Most impressive of all, though, is Becker’s 30-year tenure at Vanity Fair, where his flair for portraiture grew prolific and unignorable. Actors, artists, socialites and politicians have been immortalised by his all-seeing lens, taking him from Buckingham Palace to the Amazon jungle on assignments, and he has published countless books chronicling his many varied adventures both for this and many other publications. He is omniscient, photographing Valentino on his yacht in St Tropez, Manolo Blahnik leaning against a marble sculpture-topped plinth at London’s Sir John Soanes Museum, Robert Mapplethorpe entertaining visitors to his Whitney exhibition in the final year of his life. He photographs are the very definition of unexpected – capturing some unseen angle or aspect of his subject, crystallising them in his admiring and unflinching gaze.

To our delight, Becker’s new exhibition at SCAD FASH, the Atlanta-based sartorial younger sister of Savannah College of Art and Design, displays all of this and more in A Fashionable Mind, breathing life into Becker’s extensive archive by way of large-scale prints and walls covered in the fruits of his enviable career. AnOther spoke to the photographer to find out how he first entered into the world of photography, and what makes for a remarkable portrait.

On his first encounter with photography…
“As an eight-year-old I was taking pictures with a Brownie. As a ‘professional’ – at twelve years old – and in need of a summer job in lieu of continuing to bus tables in a fairly filthy restaurant out in Southampton, I decided to take portraits of much younger kids at amusement parks and on the beach, and sell them to their parents. That worked quite well, the pictures were engaging. So ever since, I’ve seen photography as my livelihood.”

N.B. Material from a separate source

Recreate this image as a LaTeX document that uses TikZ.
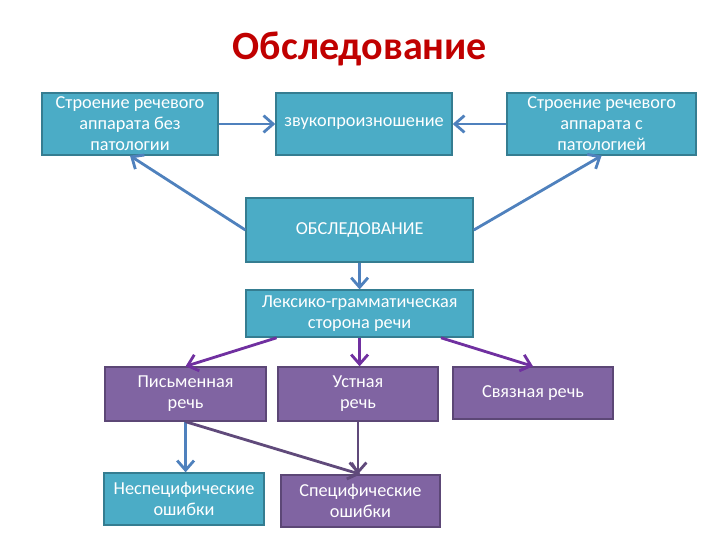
\documentclass[tikz,border=0pt]{standalone}
\usepackage{fontspec}
\setmainfont{Carlito}
\usepackage{xcolor}
\definecolor{titleRed}  {HTML}{C00000}
\definecolor{tealBack}  {HTML}{4BACC6}
\definecolor{tealEdge}  {HTML}{357D91}
\definecolor{plumBack}  {HTML}{8064A2}
\definecolor{plumEdge}  {HTML}{5C4776}
\definecolor{linkBlue}  {HTML}{4F81BD}
\definecolor{linkPurple}{HTML}{7030A0}
\definecolor{linkDark}  {HTML}{604A7B}
\usetikzlibrary{arrows.meta, positioning, calc}

\begin{document}
\begin{tikzpicture}[
    every node/.style={font=\fontsize{13}{15}\selectfont},
    tealbox/.style={draw=tealEdge, fill=tealBack, text=white, align=center,
                line width=1pt, inner sep=2pt},
    plumbox/.style={draw=plumEdge, fill=plumBack, text=white, align=center,
                line width=1pt, inner sep=2pt},
    link/.style={-{Straight Barb[length=2.4mm, width=4.2mm]}, line width=2pt}
]
\useasboundingbox (0,0) rectangle (18,-13.5);
% Title
\node[font=\fontsize{28.5}{32}\selectfont\bfseries, text=titleRed] (title) at (9, -1.22) {Обследование};
% Top row
\node[tealbox, minimum width=44mm, minimum height=15.5mm] (lpat) at (3.25, -3.1)
    {Строение речевого\\аппарата без\\патологии};
\node[tealbox, minimum width=44mm, minimum height=15.5mm] (snd) at (9.1, -3.1)
    {звукопроизношение};
\node[tealbox, minimum width=47.25mm, minimum height=15.5mm] (rpat) at (15.04, -3.1)
    {Строение речевого\\аппарата с\\патологией};
% Middle
\node[tealbox, minimum width=56.75mm, minimum height=16mm] (exam) at (8.99, -5.75)
    {ОБСЛЕДОВАНИЕ};
\node[tealbox, minimum width=56.75mm, minimum height=11.75mm] (lex) at (8.99, -7.84)
    {Лексико-грамматическая\\сторона речи};
% Speech row
\node[plumbox, minimum width=40.25mm, minimum height=13.5mm] (writ) at (4.64, -9.85)
    {Письменная\\речь};
\node[plumbox, minimum width=40mm, minimum height=13.5mm] (oral) at (8.95, -9.85)
    {Устная\\речь};
\node[plumbox, minimum width=40mm, minimum height=13mm] (cohr) at (13.325, -9.825)
    {Связная речь};
% Errors
\node[tealbox, minimum width=40mm, minimum height=13mm] (nonsp) at (4.6, -12.475)
    {Неспецифические\\ошибки};
\node[plumbox, minimum width=39.75mm, minimum height=13mm] (spec) at (9.01, -12.525)
    {Специфические\\ошибки};
% Links
\draw[link, linkBlue] (lpat) -- (snd);
\draw[link, linkBlue] (rpat) -- (snd);
\draw[link, linkBlue] (exam.west) -- (lpat.south);
\draw[link, linkBlue] (exam.east) -- (rpat.south);
\draw[link, linkBlue] (exam) -- (lex);
\draw[link, linkPurple] ($(lex.south west)+(0.78,0)$) -- (writ.north);
\draw[link, linkPurple] (lex.south) -- (lex.south |- oral.north);
\draw[link, linkPurple] ($(lex.south east)+(-0.82,0)$) -- (cohr.north);
\draw[link, linkBlue] (writ.south) -- (writ.south |- nonsp.north);
\draw[link, linkDark] (writ.south) -- (spec.north);
\draw[link, linkDark] (oral.south) -- (oral.south |- spec.north);
\end{tikzpicture}
\end{document}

On what makes a good portrait…
“The trick is to be inspired by any present subject - each and every one. I have no favourites. Everyone has a story. A good portrait is an image that narrates and reveals some truth about the subject.”

On his favourite part of the photographic process…
"Nothing beats the moment when you see a photograph that works – that hits the spot, and tells a story with visual articulation. If I’ve made the photograph, the feeling is not so much of pride, but of sure satisfaction."

On the process of editing through his archive…
"I have a fairly decent sense of what’s in my archive, I’m always editing, but there are surprises, of course. I’d made a prototype of a book with the help of master editor Mark Holborn, then André Leon Talley went through that prototype with great exuberance and enthusiasm, marking pages of photographs he wanted, and deciding on the spot to make the exhibition in his namesake gallery at the SCAD Museum of Art in Savannah, and now SCAD FASH in Atlanta. André did all the work this go-round. It was exciting to watch."

A Fashionable Mind: Photographs by Jonathan Becker is on display at SCAD FASH until April 1, 2016.